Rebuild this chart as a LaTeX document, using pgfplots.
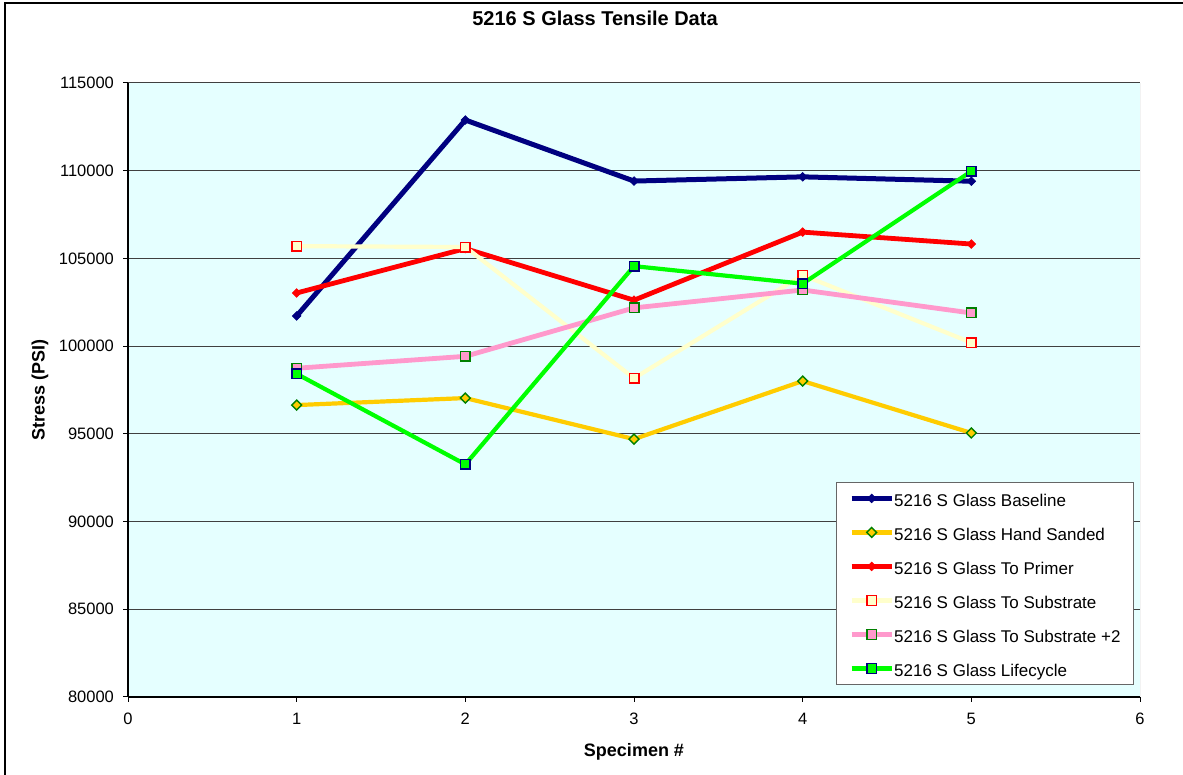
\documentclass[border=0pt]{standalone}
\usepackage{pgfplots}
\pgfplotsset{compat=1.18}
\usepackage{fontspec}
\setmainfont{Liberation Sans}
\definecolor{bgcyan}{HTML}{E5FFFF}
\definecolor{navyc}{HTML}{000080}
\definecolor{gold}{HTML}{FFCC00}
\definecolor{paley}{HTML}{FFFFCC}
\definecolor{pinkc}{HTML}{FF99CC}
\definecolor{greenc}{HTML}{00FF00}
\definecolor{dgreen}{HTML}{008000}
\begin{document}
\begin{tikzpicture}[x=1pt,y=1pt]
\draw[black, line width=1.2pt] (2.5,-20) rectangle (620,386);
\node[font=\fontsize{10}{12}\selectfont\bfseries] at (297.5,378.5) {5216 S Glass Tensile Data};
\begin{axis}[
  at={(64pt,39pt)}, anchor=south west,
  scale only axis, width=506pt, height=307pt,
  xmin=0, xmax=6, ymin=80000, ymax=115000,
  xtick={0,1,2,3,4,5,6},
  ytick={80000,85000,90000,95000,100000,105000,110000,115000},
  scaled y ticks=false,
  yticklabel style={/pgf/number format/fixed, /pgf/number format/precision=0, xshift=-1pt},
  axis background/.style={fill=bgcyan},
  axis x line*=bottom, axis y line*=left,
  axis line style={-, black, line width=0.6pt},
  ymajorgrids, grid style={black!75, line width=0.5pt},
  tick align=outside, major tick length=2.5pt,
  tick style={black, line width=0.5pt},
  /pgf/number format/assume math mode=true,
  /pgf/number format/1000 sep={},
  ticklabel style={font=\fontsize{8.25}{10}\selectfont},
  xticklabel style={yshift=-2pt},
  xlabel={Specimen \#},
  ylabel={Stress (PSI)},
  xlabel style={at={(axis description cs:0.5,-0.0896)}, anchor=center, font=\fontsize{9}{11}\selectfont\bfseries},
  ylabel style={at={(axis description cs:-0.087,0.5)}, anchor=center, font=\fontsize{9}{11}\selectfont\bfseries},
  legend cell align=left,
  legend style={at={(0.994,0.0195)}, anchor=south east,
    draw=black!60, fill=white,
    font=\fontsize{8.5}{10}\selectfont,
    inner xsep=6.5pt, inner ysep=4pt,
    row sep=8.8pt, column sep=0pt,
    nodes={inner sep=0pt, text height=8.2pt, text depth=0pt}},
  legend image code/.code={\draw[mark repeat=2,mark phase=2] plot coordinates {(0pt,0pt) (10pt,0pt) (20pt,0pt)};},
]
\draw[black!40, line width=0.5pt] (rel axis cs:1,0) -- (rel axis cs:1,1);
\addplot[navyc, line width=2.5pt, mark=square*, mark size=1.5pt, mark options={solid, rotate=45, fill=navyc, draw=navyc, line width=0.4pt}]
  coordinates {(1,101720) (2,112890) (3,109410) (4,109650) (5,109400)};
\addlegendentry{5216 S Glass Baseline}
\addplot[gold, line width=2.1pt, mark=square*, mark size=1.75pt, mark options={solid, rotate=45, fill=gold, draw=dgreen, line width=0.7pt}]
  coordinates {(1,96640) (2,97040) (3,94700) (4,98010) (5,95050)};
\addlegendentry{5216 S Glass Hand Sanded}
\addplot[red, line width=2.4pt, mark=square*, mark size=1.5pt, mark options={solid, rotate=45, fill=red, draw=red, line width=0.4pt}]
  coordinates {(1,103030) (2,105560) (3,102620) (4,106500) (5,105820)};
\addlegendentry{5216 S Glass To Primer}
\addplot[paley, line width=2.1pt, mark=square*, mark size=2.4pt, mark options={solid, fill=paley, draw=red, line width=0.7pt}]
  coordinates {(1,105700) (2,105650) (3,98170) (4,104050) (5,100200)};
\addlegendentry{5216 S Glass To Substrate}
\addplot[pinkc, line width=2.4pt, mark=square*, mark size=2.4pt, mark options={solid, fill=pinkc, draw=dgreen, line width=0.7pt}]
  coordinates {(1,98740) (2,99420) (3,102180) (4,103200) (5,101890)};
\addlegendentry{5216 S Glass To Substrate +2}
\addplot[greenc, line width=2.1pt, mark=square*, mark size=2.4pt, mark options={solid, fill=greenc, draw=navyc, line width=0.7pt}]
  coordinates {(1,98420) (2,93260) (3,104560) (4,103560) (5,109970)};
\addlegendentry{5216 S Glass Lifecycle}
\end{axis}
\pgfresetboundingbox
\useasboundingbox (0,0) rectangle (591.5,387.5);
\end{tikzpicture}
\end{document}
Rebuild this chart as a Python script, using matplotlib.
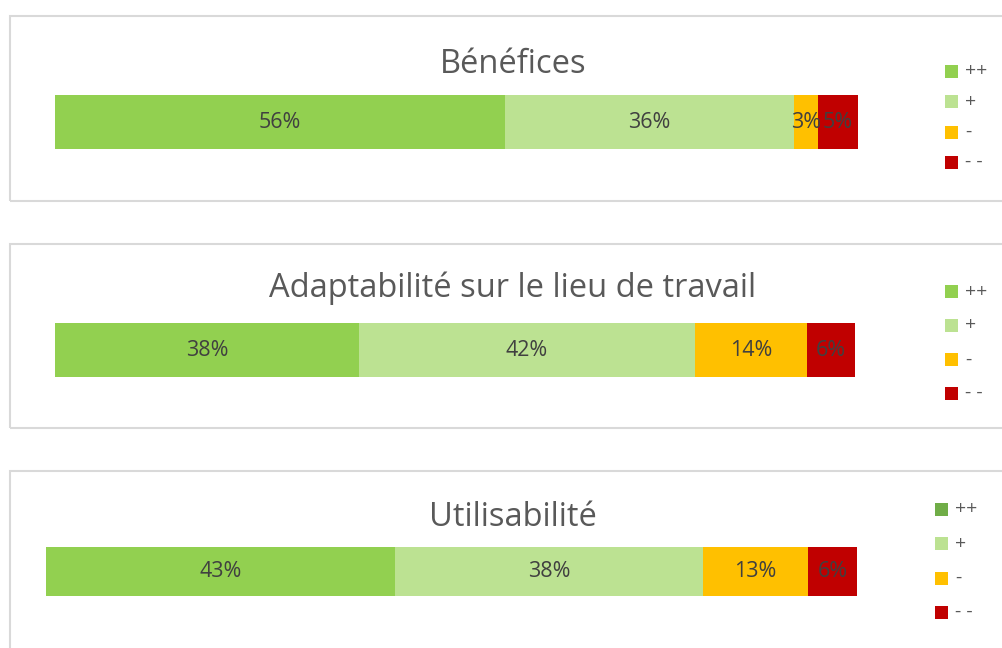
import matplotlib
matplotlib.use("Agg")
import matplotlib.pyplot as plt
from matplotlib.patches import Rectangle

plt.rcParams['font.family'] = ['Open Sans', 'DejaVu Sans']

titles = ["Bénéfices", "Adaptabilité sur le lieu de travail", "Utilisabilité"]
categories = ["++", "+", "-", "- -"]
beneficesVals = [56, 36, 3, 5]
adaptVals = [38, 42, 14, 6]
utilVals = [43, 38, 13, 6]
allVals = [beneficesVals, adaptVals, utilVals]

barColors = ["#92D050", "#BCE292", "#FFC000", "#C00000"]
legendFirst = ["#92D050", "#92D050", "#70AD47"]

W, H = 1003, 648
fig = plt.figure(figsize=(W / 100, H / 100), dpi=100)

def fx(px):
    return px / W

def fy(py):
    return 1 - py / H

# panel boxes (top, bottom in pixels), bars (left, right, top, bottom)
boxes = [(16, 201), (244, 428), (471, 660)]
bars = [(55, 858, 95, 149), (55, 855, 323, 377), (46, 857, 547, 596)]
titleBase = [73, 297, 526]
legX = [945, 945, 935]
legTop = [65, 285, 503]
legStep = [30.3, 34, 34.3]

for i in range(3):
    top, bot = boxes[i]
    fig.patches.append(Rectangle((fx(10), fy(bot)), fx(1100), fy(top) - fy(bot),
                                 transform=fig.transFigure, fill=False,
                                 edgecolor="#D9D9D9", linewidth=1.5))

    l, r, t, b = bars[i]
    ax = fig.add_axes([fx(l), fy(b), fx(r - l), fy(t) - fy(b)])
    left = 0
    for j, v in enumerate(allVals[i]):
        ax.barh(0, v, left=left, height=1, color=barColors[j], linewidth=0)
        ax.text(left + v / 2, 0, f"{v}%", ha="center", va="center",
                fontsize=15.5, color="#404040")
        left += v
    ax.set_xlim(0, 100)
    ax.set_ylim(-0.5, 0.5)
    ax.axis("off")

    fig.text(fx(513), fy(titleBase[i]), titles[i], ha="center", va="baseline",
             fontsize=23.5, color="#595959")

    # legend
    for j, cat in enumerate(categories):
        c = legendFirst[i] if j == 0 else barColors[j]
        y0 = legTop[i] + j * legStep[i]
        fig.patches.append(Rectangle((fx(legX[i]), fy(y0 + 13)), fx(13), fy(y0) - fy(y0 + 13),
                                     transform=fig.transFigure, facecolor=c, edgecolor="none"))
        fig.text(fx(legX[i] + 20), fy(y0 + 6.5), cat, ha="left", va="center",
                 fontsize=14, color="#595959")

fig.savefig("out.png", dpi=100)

========================================

--- Exercise instructions ---
For the entries above, state how many lines contain the word "chart". Provide the number by itself.

--- Answer for this exercise ---
2